[fpc-devel] Circular references and forward declarations

Joost van der Sluis joost at cnoc.nl
Thu Jan 7 10:57:48 CET 2010

On Wed, 2010-01-06 at 16:56 +0300, Nikolai ZHUBR wrote:
> Wednesday, January 06, 2010, 2:47:24 PM, Juha Manninen wrote:
> > On keskiviikko, 6. tammikuuta 2010 13:14:18 Michael Van Canneyt wrote:
> >> Why ? Every class in 1 file is perfectly possible with include files, and 1
> >> big unit file.
> > Ok, include files seem to solve this problem.
> > I don't know why they are not commonly used in Delphi programs as source

> An include file by its pure nature is just an arbitary fragment. It
> does not necessarily have any consistent meaning on its own, either
> logically or syntactically. Therefore, compiler does not (and have
> no way to) do any integrity/dependancy checking on include file as
> on a separate entity. For the same reason, looking at an include file
> may give absolutely no idea of its meaning unless you also open all
> its including files along with.
> The concept of include files is not part of the language. It is just
> a tool to mitigate the troubles of editing/storage/archiving and
> such other maintenance burden tasks. From the language perspective,
> include files just do not exist! They are substituted textually, just
> like copy-n-paste, effectively producing one (big or not, whatever)
> file anyway. Period.
> On the other hand, object pascal as a language offers 2 mechanisms
> for structuring code logically: units and classes. Both are
> language concepts, both allow compiler to actively help programmer
> by means of visibility restrictions etc. I would say, some corner
> cases do exist, where the concept of units and the concept of classes
> somehow clinch in unconfortable manner. IMHO this does not happen
> too often and there are some known workarounds. Still probably,
> the language in its current form has its limits. Maybe these could
> be extended eventually, at least "out of academic curiosity". In
> practice however, object pascal already provides such benefits that
> it is imho quite fair to tolerate some corner rough edges.

To summarize: From the language/compiler point of view, large files are
no problem.

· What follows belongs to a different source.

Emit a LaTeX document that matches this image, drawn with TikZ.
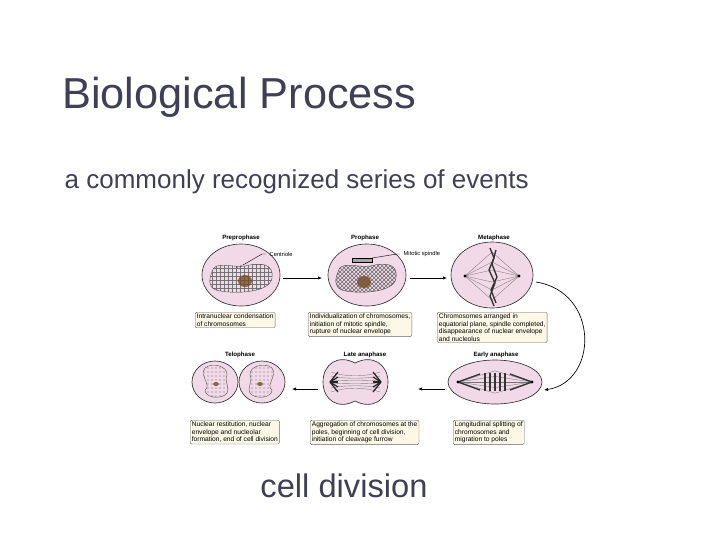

We already concluded that, and in some cases the language
even forces you to use large files.

But, from a personal - human point of view, large files are not always
nice. At least, some people think so. They want to have some overview
over the file, or have some preference for one class in a file. (Why?
Well, people are not  logic entities, they can not handle very complex
things) Yes, an IDE can help with that. 

Or include files. So include files are only useful for the mindset of
people, the compiler doesn't care.

So it's completely up to you: do you really need (not possible: want)
small files? Use include files. (Are you using Delphi, bad luck;) )

Don't you need small files: there is no problem at all.